----- DATASET EXCERPT -----

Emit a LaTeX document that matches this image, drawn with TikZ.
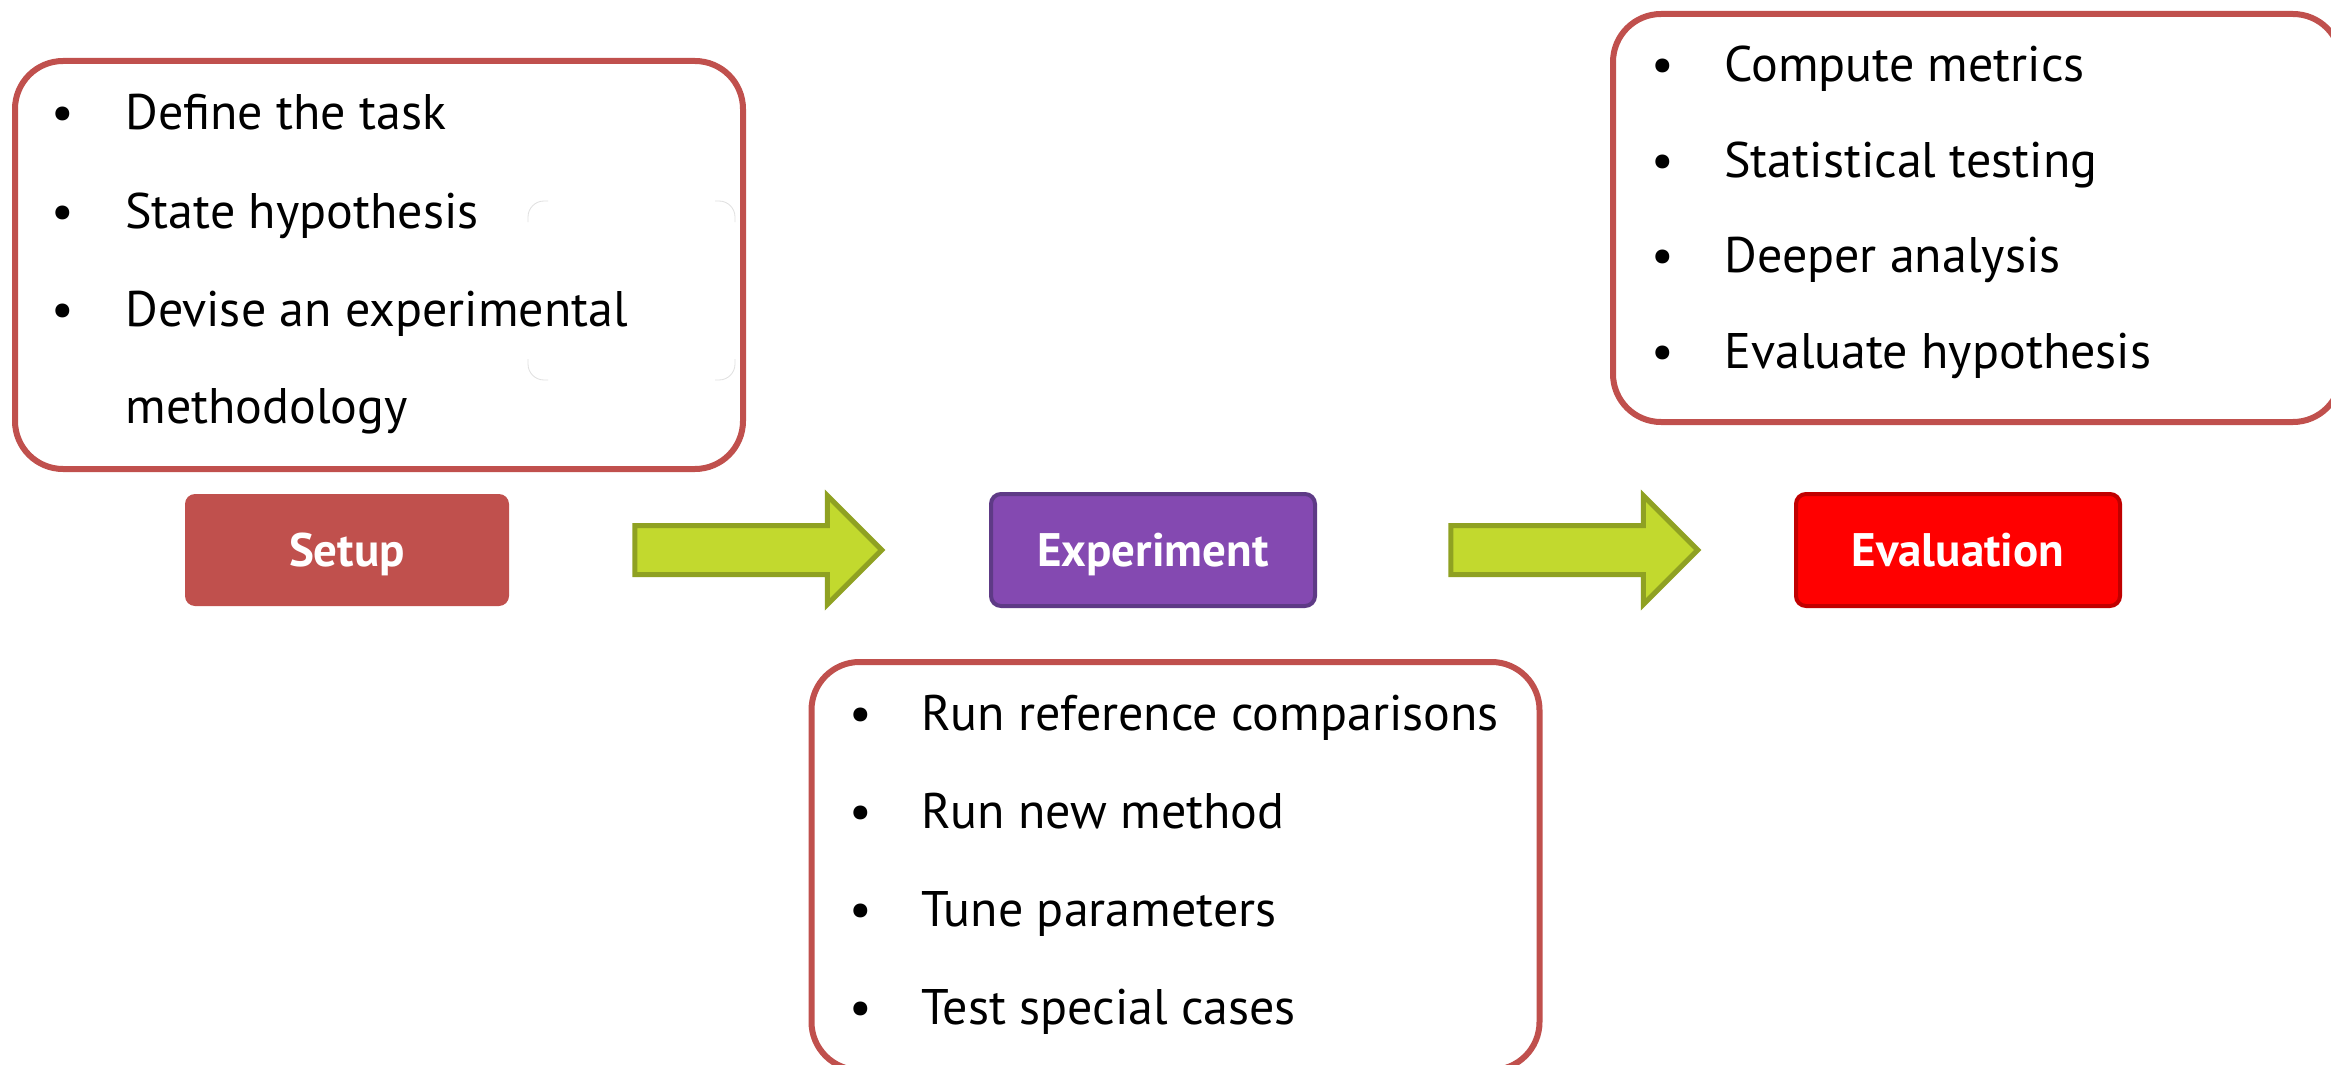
\documentclass[tikz,border=0pt]{standalone}
\usepackage{fontspec}
\setmainfont{PT Sans}
\usetikzlibrary{shapes.arrows}
\definecolor{brick}{HTML}{C0504D}
\definecolor{grape}{HTML}{8449B1}
\definecolor{grapedark}{HTML}{5E3A86}
\definecolor{signal}{HTML}{FF0000}
\definecolor{signaldark}{HTML}{C00000}
\definecolor{limefill}{HTML}{C2D92E}
\definecolor{limeedge}{HTML}{8FA122}

\begin{document}
\begin{tikzpicture}
	[x=0.5pt,y=-0.5pt,
	every node/.style={inner sep=0pt},
	listbox/.style={draw=brick,fill=white,line width=3pt,rounded corners=24pt,
		minimum width=364pt,minimum height=204pt},
	stage/.style={rounded corners=5pt,line width=2pt,text=white,
		minimum width=162pt,minimum height=56pt,text height=16.5pt,text depth=0pt,
		font=\fontsize{23.5}{28}\selectfont\bfseries},
	flow/.style={single arrow,single arrow head extend=15pt,inner ysep=11pt,
		minimum height=123.5pt,fill=limefill,draw=limeedge,line width=2.5pt},
	item/.style={anchor=base west,font=\fontsize{25}{30}\selectfont},
	dot/.style={anchor=base,font=\fontsize{25}{30}\selectfont},
	ghost/.style={draw=black!12,line width=0.4pt,rounded corners=8pt}]
	\useasboundingbox (0,0) rectangle (2331,1065);
	\clip (0,0) rectangle (2331,1065);
	% lists
	\node[listbox] (setupList) at (379,265) {};
	\node[listbox] (experimentList) at (1175.5,866) {};
	\node[listbox] (evaluationList) at (1977,218) {};
	\draw[ghost] (528,222) |- (548,201);
	\draw[ghost] (715,201) -| (735,222);
	\draw[ghost] (528,359) |- (548,380);
	\draw[ghost] (715,380) -| (735,359);
	% setup list
	\node[dot] (s1d) at (63,130) {\textbullet};
	\node[item] (s1) at (125,130) {Define the task};
	\node[dot] (s2d) at (63,228) {\textbullet};
	\node[item] (s2) at (125,228) {State hypothesis};
	\node[dot] (s3d) at (63,326) {\textbullet};
	\node[item] (s3) at (125,326) {Devise an experimental};
	\node[item] (s4) at (125,423) {methodology};
	% experiment list
	\node[dot] (e1d) at (861,730) {\textbullet};
	\node[item] (e1) at (921,730) {Run reference comparisons};
	\node[dot] (e2d) at (861,828) {\textbullet};
	\node[item] (e2) at (921,828) {Run new method};
	\node[dot] (e3d) at (861,926) {\textbullet};
	\node[item] (e3) at (921,926) {Tune parameters};
	\node[dot] (e4d) at (861,1024) {\textbullet};
	\node[item] (e4) at (921,1024) {Test special cases};
	% evaluation list
	\node[dot] (v1d) at (1663,82) {\textbullet};
	\node[item] (v1) at (1724,82) {Compute metrics};
	\node[dot] (v2d) at (1663,177) {\textbullet};
	\node[item] (v2) at (1724,177) {Statistical testing};
	\node[dot] (v3d) at (1663,272) {\textbullet};
	\node[item] (v3) at (1724,272) {Deeper analysis};
	\node[dot] (v4d) at (1663,368) {\textbullet};
	\node[item] (v4) at (1724,368) {Evaluate hypothesis};
	% stages
	\node[stage,fill=brick] (setup) at (347,550) {Setup};
	\node[stage,fill=grape,draw=grapedark] (experiment) at (1153,550) {Experiment};
	\node[stage,fill=signal,draw=signaldark] (evaluation) at (1958,550) {Evaluation};
	\node[flow] (toExperiment) at (746,550) {};
	\node[flow] (toEvaluation) at (1562,550) {};
\end{tikzpicture}
\end{document}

-----

Repeat the data exactly in full, omitting its pictures.

_EXPECTED ANSWER:_
Emit a LaTeX document that matches this image, drawn with TikZ.
\documentclass[tikz,border=0pt]{standalone}
\usepackage{fontspec}
\setmainfont{PT Sans}
\usetikzlibrary{shapes.arrows}
\definecolor{brick}{HTML}{C0504D}
\definecolor{grape}{HTML}{8449B1}
\definecolor{grapedark}{HTML}{5E3A86}
\definecolor{signal}{HTML}{FF0000}
\definecolor{signaldark}{HTML}{C00000}
\definecolor{limefill}{HTML}{C2D92E}
\definecolor{limeedge}{HTML}{8FA122}

\begin{document}
\begin{tikzpicture}
	[x=0.5pt,y=-0.5pt,
	every node/.style={inner sep=0pt},
	listbox/.style={draw=brick,fill=white,line width=3pt,rounded corners=24pt,
		minimum width=364pt,minimum height=204pt},
	stage/.style={rounded corners=5pt,line width=2pt,text=white,
		minimum width=162pt,minimum height=56pt,text height=16.5pt,text depth=0pt,
		font=\fontsize{23.5}{28}\selectfont\bfseries},
	flow/.style={single arrow,single arrow head extend=15pt,inner ysep=11pt,
		minimum height=123.5pt,fill=limefill,draw=limeedge,line width=2.5pt},
	item/.style={anchor=base west,font=\fontsize{25}{30}\selectfont},
	dot/.style={anchor=base,font=\fontsize{25}{30}\selectfont},
	ghost/.style={draw=black!12,line width=0.4pt,rounded corners=8pt}]
	\useasboundingbox (0,0) rectangle (2331,1065);
	\clip (0,0) rectangle (2331,1065);
	% lists
	\node[listbox] (setupList) at (379,265) {};
	\node[listbox] (experimentList) at (1175.5,866) {};
	\node[listbox] (evaluationList) at (1977,218) {};
	\draw[ghost] (528,222) |- (548,201);
	\draw[ghost] (715,201) -| (735,222);
	\draw[ghost] (528,359) |- (548,380);
	\draw[ghost] (715,380) -| (735,359);
	% setup list
	\node[dot] (s1d) at (63,130) {\textbullet};
	\node[item] (s1) at (125,130) {Define the task};
	\node[dot] (s2d) at (63,228) {\textbullet};
	\node[item] (s2) at (125,228) {State hypothesis};
	\node[dot] (s3d) at (63,326) {\textbullet};
	\node[item] (s3) at (125,326) {Devise an experimental};
	\node[item] (s4) at (125,423) {methodology};
	% experiment list
	\node[dot] (e1d) at (861,730) {\textbullet};
	\node[item] (e1) at (921,730) {Run reference comparisons};
	\node[dot] (e2d) at (861,828) {\textbullet};
	\node[item] (e2) at (921,828) {Run new method};
	\node[dot] (e3d) at (861,926) {\textbullet};
	\node[item] (e3) at (921,926) {Tune parameters};
	\node[dot] (e4d) at (861,1024) {\textbullet};
	\node[item] (e4) at (921,1024) {Test special cases};
	% evaluation list
	\node[dot] (v1d) at (1663,82) {\textbullet};
	\node[item] (v1) at (1724,82) {Compute metrics};
	\node[dot] (v2d) at (1663,177) {\textbullet};
	\node[item] (v2) at (1724,177) {Statistical testing};
	\node[dot] (v3d) at (1663,272) {\textbullet};
	\node[item] (v3) at (1724,272) {Deeper analysis};
	\node[dot] (v4d) at (1663,368) {\textbullet};
	\node[item] (v4) at (1724,368) {Evaluate hypothesis};
	% stages
	\node[stage,fill=brick] (setup) at (347,550) {Setup};
	\node[stage,fill=grape,draw=grapedark] (experiment) at (1153,550) {Experiment};
	\node[stage,fill=signal,draw=signaldark] (evaluation) at (1958,550) {Evaluation};
	\node[flow] (toExperiment) at (746,550) {};
	\node[flow] (toEvaluation) at (1562,550) {};
\end{tikzpicture}
\end{document}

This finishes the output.